Dairy industry in Maryland is drying up

Farms: The declining wholesale price of milk and the rising price of land are factors in the disappearance of a way of life.

September 16, 2005|By Ted Shelsby | Ted Shelsby,SUN STAFF

POCOMOKE CITY - Dan Holland is a rarity in this part of Maryland: He milks cows for a living.

The 37-year-old farmer is the last dairyman in Worcester County.

For that matter, he notes ruefully, "There is only one dairy farmer in Somerset and Wicomico."

"Traveling south ... I have to go about 100 miles, nearly to Norfolk, Virginia, before I come to the next dairy herd," the tall, slender farmer said as he leaned against a crate of red peppers, painted in the black-and-white pattern of Holstein cows at his farm store on U.S. 50 just east of Berlin.

Milking cows was Maryland's top agriculture industry in the 1930s, long before the lower Eastern Shore transformed into one of the nation's top poultry producing regions.

Dairy farmers are now a vanishing breed across the state. The Maryland Department of Health and Mental Hygiene, which licenses dairy farms in the state, lists just one in Prince George's County. Three counties - Anne Arundel, Calvert and Dorchester - have none.

Maryland has been losing dairy farms at about twice the rate of the nation as a whole, according to the U.S. Department of Agriculture.

Maryland had about 4,000 dairy farms in 1970. That number dropped to 3,000 by 1980; to 2,000 by 1990; and had dwindled to 1,000 by the turn of the century, said Dale Johnson, University of Maryland regional cooperative extension agent and farm management specialist.

Today there are 643.

"If this trend continues, we will have zero dairy farms in 2010," Johnson said.

Johnson blames several factors for the decline. "Number 1, the biggest reason, is the suburbanization of rural Maryland and the high value of farmland," he said.

Alone in Allegany

Ron Shipley needs no convincing of the forecast: He is the last dairy farmer in Allegany County.
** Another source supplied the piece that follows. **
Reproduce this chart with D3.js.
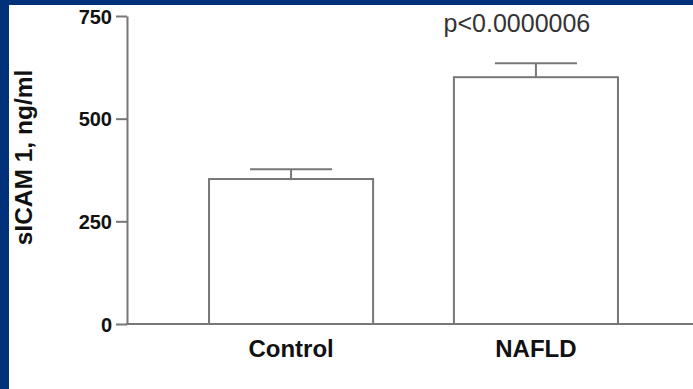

"I can remember when there was a good dozen, or more, dairy farms in this area," said Shipley as he brushed away cobwebs clinging to his gray baseball cap. "I'm the only one left."

Shipley, a stocky 62-year-old Allegany native, had just emerged from a concrete silo about three stories high where he had been installing a feed unloader.

With the help of his wife, Sylvia, and daughter, Lee, Shipley milks 83 Holsteins twice a day, every day. The paved driveway to their modest rancher is decorated with a half-dozen cow skulls. A wooden sign on the side of their home reads: "We came here with nothing and we still have most of that left."

Agriculture officials point to several reasons for the decline, including the sagging price that farmers receive for milk, the hard work required to run a dairy farm, the reluctance of the next generation to take over the family farm, and the pressures of residential development.

The decline feeds upon itself, said Maryland Agriculture Secretary Lewis R. Riley: "As the farm numbers go down, the infrastructure needed to support the farms begins to disappear. That makes it hard on farmers."

The infrastructure includes feed suppliers, equipment and parts stores, and veterinarians. As the infrastructure declines, more farms go out of business.

"It used to be that you could drive 20 minutes to town to get equipment or supplies," said Holland, who milks 100 cows on a 200-acre farm. "Instead of a 20-minute drive, it may be three hours, both ways, now."

Holland said the nearest dealers for some of the milking equipment he needs are in Quarryville, Pa. The farrier who comes three times a year to trim the cows' hooves is based in York.

"We also have to pay more for labor and service when somebody comes in to fix something, because they have to come from Pennsylvania or northern Maryland."

In an attempt to tap new streams of revenue, Dan Holland and his wife, Laura, followed the lead of some other Maryland dairy farms and moved into retailing last month. Their Chesapeake Bay Farms Gourmet Dairy store sells ice cream, cheeses and other dairy products made from the milk of their cows. The store also offers seafood products, including crabs, and a selection of farm-fresh produce.

"We expected to benefit from the tourist trade, but 98 percent of our business is from local folks," Laura Holland said.

John and Mary Finch, who moved from Baltimore to Berlin when he retired from Baltimore Gas and Electric Co., are regulars at the store. "It's ice cream to die for," said Mary Finch as she walked away with a cup of strawberry ice cream.

Shipley, the Allegany County dairyman whose farm is near the tiny community of Little Orleans, said equipment dealers used to exist in Flintstone and Cumberland. "Now there is almost nothing."

One reason: Maryland has the sixth-most-expensive farmland in the country, according to a report released last month by the U.S. Department of Agriculture.

Fueled by the red-hot market for development, the average price of Maryland farmland, including farm buildings, sold as farmland, is up 38.6 percent this year, to $7,900 an acre.